* What is required *
Pictures excluded, reproduce exactly the lines below from the one with "What matplotlib code" through the one with "0.35, 0.3, 0.3, 0.3, 0.3, 0.3, 0.3, 0.3, 0.3, 0.3, 0.3]", both included.

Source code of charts
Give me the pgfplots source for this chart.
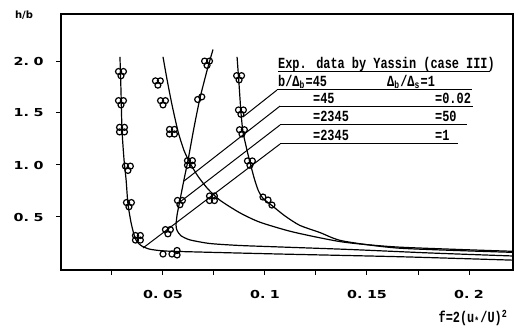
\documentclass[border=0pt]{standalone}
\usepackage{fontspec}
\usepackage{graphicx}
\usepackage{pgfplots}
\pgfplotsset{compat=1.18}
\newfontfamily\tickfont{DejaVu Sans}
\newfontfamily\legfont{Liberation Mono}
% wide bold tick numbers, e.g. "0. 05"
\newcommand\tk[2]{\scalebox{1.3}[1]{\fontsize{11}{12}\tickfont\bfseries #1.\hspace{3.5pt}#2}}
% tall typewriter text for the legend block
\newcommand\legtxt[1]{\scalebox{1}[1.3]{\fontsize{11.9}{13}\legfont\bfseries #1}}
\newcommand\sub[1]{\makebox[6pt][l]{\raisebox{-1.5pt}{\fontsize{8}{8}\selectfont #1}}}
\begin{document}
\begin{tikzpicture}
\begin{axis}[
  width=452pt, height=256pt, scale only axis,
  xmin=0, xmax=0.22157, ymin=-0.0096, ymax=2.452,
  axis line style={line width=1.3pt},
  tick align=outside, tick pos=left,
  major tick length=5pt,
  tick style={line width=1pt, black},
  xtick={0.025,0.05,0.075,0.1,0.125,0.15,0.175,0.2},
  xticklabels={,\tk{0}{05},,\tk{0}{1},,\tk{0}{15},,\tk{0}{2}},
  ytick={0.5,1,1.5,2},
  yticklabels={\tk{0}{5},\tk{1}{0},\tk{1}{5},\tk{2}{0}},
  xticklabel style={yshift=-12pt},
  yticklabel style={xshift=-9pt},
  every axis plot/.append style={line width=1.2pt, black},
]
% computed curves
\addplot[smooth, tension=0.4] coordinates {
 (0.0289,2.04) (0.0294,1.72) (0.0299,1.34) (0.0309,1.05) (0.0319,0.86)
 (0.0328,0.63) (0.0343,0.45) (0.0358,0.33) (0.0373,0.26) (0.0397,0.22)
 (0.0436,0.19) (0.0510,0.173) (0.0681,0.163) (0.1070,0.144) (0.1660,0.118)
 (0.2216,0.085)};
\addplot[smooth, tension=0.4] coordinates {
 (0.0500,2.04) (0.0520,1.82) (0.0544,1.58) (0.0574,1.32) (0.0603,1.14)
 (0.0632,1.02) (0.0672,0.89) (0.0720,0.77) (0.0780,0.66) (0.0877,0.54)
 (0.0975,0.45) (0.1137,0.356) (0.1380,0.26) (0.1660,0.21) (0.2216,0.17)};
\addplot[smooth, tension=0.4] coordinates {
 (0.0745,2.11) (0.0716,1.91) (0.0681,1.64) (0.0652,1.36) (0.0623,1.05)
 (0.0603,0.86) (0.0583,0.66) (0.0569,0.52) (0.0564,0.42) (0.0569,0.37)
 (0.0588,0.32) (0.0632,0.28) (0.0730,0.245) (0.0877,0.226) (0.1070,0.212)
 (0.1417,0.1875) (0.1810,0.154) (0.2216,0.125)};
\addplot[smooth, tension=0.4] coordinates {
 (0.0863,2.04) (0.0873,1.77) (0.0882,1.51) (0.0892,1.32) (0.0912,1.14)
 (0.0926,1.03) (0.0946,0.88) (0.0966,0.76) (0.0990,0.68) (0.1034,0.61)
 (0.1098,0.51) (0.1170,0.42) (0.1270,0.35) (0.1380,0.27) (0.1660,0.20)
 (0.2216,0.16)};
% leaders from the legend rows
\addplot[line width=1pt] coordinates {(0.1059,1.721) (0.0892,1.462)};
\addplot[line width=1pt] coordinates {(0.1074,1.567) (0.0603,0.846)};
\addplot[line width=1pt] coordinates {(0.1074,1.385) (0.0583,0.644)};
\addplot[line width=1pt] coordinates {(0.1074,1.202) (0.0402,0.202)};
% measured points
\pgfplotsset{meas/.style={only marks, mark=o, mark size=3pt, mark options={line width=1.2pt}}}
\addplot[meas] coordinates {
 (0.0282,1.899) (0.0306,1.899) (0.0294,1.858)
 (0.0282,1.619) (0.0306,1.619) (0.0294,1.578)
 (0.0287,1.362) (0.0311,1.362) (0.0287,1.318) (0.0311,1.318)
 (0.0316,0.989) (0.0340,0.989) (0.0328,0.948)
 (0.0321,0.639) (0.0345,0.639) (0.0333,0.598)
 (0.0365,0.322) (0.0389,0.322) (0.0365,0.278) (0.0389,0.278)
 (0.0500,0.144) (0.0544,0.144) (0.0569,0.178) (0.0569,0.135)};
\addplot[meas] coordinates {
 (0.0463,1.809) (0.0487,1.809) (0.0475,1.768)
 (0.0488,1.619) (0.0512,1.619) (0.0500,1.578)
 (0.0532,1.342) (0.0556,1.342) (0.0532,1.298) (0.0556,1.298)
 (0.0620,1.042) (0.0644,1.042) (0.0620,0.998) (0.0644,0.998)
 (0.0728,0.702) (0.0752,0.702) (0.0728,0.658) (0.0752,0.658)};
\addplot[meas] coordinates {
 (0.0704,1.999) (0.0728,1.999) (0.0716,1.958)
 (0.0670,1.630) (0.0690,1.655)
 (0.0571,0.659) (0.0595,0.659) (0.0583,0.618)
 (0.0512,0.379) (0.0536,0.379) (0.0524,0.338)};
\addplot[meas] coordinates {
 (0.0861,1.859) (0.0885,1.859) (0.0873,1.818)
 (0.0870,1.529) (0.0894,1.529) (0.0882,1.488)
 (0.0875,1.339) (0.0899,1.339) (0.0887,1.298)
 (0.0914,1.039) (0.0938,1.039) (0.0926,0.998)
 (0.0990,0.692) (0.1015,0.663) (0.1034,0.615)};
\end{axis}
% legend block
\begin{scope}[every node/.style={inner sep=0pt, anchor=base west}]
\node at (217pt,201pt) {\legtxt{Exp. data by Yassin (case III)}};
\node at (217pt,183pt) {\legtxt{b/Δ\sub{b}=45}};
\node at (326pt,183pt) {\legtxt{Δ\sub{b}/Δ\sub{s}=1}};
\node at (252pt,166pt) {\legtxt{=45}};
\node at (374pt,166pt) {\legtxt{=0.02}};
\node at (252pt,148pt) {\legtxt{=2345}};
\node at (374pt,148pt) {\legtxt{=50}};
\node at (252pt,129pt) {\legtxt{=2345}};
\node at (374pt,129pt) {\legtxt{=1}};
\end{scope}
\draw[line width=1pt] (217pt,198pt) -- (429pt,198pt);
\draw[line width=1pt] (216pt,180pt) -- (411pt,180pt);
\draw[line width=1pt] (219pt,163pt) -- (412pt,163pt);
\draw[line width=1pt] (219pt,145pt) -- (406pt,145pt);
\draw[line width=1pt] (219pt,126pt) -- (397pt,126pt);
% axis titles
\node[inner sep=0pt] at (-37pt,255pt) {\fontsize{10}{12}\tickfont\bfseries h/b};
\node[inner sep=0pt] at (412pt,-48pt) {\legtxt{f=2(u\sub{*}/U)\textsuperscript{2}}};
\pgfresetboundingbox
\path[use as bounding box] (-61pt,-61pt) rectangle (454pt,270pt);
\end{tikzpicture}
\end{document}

* * *

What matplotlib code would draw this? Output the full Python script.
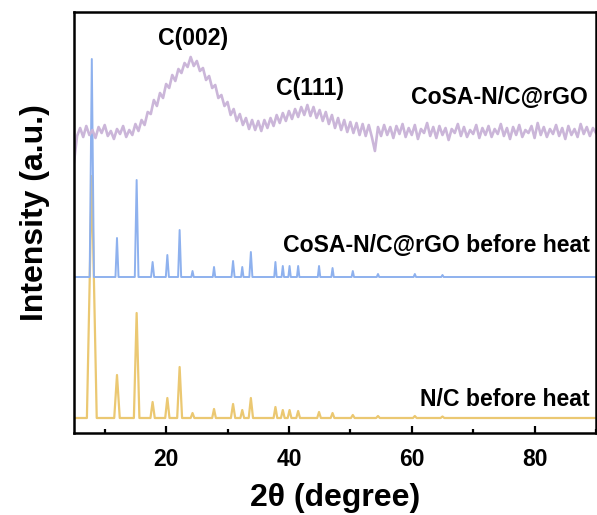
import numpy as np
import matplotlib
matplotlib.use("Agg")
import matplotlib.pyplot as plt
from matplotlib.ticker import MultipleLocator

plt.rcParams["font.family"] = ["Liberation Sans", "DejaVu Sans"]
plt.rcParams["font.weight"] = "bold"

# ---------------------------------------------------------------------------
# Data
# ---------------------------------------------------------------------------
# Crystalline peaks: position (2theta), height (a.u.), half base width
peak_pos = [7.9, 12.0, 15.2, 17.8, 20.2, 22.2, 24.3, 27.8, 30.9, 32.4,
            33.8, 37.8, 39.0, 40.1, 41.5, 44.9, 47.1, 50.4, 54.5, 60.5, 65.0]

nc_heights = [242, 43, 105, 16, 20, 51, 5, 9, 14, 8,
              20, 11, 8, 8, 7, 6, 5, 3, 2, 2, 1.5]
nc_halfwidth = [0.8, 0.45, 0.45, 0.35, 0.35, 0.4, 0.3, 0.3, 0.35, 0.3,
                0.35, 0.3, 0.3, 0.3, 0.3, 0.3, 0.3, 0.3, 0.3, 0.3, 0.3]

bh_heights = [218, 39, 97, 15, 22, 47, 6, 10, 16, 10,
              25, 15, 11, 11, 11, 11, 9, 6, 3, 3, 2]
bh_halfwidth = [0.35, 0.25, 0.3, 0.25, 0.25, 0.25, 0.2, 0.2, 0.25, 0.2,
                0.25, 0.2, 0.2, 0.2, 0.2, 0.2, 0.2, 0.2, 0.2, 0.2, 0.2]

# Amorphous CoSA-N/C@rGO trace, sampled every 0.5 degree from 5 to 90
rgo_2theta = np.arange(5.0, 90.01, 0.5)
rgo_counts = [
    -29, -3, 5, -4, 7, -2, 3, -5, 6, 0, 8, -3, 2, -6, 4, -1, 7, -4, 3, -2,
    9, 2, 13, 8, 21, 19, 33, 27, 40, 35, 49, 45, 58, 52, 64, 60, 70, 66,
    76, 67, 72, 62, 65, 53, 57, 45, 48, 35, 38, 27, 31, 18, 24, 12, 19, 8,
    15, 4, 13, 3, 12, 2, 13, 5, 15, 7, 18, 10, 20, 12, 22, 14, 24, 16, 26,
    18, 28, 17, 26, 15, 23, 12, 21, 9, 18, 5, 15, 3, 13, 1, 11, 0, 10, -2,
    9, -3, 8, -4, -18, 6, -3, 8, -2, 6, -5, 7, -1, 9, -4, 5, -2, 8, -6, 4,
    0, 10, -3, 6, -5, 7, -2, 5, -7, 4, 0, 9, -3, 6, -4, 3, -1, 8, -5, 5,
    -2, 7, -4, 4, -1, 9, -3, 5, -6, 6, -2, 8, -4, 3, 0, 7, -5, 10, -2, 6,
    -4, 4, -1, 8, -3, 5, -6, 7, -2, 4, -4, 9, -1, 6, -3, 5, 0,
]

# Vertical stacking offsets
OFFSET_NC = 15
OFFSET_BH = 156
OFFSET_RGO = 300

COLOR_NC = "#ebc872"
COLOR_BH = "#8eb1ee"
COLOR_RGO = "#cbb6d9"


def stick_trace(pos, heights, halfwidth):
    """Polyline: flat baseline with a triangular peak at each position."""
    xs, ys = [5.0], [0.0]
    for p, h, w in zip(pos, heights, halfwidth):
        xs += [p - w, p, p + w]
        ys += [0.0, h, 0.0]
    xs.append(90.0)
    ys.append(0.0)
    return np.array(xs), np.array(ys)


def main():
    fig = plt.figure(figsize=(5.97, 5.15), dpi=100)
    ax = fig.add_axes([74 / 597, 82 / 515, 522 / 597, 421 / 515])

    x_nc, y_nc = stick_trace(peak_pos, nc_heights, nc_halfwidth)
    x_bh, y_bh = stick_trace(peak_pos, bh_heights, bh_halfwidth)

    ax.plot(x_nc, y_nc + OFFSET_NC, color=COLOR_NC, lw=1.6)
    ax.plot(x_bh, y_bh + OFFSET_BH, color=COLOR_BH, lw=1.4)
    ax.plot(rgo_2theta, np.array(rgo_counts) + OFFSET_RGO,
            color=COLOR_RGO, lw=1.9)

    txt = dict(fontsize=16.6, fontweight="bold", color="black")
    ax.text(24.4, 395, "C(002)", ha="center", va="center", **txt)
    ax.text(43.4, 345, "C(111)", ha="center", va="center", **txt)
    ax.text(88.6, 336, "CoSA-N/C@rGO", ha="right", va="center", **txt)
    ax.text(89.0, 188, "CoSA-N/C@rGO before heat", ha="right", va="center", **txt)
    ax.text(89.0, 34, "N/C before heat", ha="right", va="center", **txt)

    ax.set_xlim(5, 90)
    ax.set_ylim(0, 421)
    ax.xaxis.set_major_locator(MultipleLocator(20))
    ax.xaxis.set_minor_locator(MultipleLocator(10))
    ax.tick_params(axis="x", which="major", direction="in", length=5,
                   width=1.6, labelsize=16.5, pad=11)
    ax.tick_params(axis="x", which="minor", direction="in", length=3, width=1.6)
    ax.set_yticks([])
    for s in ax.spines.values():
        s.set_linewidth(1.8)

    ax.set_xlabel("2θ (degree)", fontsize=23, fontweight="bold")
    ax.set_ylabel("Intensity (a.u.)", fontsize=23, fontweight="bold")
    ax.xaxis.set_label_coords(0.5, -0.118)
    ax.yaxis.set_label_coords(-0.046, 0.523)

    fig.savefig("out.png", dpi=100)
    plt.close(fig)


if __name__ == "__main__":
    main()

---

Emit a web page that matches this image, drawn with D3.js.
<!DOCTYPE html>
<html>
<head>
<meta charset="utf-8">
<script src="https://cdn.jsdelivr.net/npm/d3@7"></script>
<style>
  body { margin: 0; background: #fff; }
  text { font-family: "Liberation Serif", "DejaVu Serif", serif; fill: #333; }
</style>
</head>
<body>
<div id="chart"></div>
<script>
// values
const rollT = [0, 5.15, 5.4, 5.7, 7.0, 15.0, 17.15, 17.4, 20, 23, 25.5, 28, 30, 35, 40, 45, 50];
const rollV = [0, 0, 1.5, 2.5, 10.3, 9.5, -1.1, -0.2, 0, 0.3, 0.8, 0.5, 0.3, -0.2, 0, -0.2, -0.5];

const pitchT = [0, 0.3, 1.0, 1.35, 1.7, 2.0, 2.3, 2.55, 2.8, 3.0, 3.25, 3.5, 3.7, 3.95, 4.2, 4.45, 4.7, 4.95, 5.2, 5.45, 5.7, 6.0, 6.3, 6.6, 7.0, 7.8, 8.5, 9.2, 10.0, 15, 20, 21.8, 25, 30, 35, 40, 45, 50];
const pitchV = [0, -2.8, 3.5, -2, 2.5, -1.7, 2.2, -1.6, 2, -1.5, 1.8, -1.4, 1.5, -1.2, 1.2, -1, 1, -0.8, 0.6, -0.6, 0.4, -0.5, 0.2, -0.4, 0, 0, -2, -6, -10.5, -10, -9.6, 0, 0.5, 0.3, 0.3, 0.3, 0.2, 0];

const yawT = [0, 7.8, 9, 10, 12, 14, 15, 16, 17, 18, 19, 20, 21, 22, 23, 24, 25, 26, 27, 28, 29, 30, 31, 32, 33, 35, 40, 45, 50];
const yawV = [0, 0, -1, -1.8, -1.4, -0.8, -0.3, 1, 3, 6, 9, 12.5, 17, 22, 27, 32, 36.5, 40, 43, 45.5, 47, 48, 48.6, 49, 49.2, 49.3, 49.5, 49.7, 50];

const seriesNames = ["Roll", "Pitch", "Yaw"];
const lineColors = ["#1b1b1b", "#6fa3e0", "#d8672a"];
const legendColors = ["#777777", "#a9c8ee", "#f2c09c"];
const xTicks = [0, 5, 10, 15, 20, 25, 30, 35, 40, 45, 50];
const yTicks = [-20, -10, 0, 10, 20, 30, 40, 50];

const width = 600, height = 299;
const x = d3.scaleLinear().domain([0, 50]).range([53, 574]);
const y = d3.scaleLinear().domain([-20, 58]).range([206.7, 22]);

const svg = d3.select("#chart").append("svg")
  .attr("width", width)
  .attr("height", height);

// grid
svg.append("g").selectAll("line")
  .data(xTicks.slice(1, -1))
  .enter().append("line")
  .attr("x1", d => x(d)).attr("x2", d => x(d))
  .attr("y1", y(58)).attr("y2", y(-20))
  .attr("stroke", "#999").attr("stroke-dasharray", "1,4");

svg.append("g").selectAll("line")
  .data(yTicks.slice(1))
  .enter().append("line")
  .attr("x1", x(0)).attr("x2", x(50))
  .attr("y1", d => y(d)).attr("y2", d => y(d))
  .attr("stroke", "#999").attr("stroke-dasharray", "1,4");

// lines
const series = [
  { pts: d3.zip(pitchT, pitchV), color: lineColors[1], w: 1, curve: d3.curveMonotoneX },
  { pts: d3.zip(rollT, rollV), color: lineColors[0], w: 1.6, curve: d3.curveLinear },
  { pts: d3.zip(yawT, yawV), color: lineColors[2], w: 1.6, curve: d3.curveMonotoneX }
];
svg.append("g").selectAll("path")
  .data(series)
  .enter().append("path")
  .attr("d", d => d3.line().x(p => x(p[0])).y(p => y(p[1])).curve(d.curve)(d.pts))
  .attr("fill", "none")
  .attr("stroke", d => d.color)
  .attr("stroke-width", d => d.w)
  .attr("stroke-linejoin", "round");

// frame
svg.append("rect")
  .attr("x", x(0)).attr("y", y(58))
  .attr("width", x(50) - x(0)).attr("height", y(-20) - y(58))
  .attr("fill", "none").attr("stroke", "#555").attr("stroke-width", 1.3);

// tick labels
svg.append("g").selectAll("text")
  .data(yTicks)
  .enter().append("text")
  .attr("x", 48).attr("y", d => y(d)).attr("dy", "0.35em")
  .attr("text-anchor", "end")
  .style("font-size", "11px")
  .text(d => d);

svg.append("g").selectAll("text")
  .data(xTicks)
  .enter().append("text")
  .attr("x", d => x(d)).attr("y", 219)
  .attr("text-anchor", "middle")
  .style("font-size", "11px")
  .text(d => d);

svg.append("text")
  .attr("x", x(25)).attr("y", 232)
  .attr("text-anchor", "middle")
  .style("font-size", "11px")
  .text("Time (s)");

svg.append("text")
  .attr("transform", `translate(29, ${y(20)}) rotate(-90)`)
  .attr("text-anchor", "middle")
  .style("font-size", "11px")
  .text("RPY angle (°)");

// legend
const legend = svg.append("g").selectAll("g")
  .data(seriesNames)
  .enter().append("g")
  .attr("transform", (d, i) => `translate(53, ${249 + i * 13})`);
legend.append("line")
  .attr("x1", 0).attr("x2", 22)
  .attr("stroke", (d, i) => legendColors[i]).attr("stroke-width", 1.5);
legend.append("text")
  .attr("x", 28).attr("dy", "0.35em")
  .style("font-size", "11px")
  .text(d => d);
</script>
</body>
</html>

* Solution for this task *
What matplotlib code would draw this? Output the full Python script.
import numpy as np
import matplotlib
matplotlib.use("Agg")
import matplotlib.pyplot as plt
from matplotlib.ticker import MultipleLocator

plt.rcParams["font.family"] = ["Liberation Sans", "DejaVu Sans"]
plt.rcParams["font.weight"] = "bold"

# ---------------------------------------------------------------------------
# Data
# ---------------------------------------------------------------------------
# Crystalline peaks: position (2theta), height (a.u.), half base width
peak_pos = [7.9, 12.0, 15.2, 17.8, 20.2, 22.2, 24.3, 27.8, 30.9, 32.4,
            33.8, 37.8, 39.0, 40.1, 41.5, 44.9, 47.1, 50.4, 54.5, 60.5, 65.0]

nc_heights = [242, 43, 105, 16, 20, 51, 5, 9, 14, 8,
              20, 11, 8, 8, 7, 6, 5, 3, 2, 2, 1.5]
nc_halfwidth = [0.8, 0.45, 0.45, 0.35, 0.35, 0.4, 0.3, 0.3, 0.35, 0.3,
                0.35, 0.3, 0.3, 0.3, 0.3, 0.3, 0.3, 0.3, 0.3, 0.3, 0.3]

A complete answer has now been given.